### [Given task]
Write out, word for word, only the data from its first line to the line containing "const freeRam = [20, 150, 294, 805];".
━━━
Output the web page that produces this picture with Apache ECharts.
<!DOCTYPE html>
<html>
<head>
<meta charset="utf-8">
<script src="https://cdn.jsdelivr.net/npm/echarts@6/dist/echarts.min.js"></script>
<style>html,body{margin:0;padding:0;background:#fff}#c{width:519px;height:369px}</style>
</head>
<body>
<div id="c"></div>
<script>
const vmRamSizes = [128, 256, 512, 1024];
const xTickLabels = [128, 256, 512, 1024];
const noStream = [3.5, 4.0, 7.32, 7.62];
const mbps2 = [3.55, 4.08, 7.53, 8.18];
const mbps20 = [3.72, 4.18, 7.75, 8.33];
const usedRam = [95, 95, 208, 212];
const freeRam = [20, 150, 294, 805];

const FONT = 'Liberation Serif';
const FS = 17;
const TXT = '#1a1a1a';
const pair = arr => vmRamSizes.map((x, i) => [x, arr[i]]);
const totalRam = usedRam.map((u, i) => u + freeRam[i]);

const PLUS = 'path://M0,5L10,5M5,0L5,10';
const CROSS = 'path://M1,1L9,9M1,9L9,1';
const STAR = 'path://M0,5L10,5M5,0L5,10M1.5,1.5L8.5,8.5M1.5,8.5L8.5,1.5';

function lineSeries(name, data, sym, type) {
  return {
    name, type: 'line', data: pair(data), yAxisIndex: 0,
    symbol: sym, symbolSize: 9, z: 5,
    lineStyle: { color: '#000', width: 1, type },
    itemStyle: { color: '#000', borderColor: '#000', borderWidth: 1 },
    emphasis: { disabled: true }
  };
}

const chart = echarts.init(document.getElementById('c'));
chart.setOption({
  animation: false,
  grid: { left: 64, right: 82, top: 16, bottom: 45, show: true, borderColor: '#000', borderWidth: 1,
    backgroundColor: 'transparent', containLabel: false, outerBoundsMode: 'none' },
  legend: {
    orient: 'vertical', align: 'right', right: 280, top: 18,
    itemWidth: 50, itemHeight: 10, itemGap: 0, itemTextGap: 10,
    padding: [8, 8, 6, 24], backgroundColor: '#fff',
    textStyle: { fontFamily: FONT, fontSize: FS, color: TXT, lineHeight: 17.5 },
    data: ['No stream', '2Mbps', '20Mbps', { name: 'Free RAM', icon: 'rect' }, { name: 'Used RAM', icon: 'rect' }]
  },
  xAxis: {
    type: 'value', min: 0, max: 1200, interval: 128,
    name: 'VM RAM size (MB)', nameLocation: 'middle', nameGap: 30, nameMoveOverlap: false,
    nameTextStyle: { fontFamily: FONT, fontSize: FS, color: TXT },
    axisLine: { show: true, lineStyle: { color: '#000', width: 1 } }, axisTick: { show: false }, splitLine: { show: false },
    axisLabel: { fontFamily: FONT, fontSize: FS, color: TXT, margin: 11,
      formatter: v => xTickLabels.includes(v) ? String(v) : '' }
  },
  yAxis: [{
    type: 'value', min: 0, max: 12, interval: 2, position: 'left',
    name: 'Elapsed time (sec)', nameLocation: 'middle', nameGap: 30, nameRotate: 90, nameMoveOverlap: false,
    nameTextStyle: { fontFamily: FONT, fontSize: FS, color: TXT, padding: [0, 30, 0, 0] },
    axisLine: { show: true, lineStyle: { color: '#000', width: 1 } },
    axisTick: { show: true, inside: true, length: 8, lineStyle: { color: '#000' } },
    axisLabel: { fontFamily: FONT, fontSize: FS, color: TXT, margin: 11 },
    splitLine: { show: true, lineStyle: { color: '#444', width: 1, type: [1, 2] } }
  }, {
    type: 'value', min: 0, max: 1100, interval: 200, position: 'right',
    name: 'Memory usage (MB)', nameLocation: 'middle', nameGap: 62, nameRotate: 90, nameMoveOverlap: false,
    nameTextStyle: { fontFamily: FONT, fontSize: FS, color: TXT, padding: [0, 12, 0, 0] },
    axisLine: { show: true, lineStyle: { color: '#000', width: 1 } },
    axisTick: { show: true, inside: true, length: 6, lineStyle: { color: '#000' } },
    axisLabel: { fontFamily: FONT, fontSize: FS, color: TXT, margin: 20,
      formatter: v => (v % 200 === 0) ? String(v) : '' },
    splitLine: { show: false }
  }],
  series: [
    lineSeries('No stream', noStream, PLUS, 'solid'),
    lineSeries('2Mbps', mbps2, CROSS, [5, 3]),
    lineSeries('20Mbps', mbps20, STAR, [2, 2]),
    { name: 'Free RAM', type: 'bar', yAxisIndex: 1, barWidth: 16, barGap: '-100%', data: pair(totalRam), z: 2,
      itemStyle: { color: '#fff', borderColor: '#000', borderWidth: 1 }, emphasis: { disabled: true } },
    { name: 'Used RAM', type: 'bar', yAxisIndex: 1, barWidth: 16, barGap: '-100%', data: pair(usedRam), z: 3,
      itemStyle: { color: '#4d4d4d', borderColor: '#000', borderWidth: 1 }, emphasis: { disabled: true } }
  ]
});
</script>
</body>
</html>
━━━
### [Answer below]
Output the web page that produces this picture with Apache ECharts.
<!DOCTYPE html>
<html>
<head>
<meta charset="utf-8">
<script src="https://cdn.jsdelivr.net/npm/echarts@6/dist/echarts.min.js"></script>
<style>html,body{margin:0;padding:0;background:#fff}#c{width:519px;height:369px}</style>
</head>
<body>
<div id="c"></div>
<script>
const vmRamSizes = [128, 256, 512, 1024];
const xTickLabels = [128, 256, 512, 1024];
const noStream = [3.5, 4.0, 7.32, 7.62];
const mbps2 = [3.55, 4.08, 7.53, 8.18];
const mbps20 = [3.72, 4.18, 7.75, 8.33];
const usedRam = [95, 95, 208, 212];
const freeRam = [20, 150, 294, 805];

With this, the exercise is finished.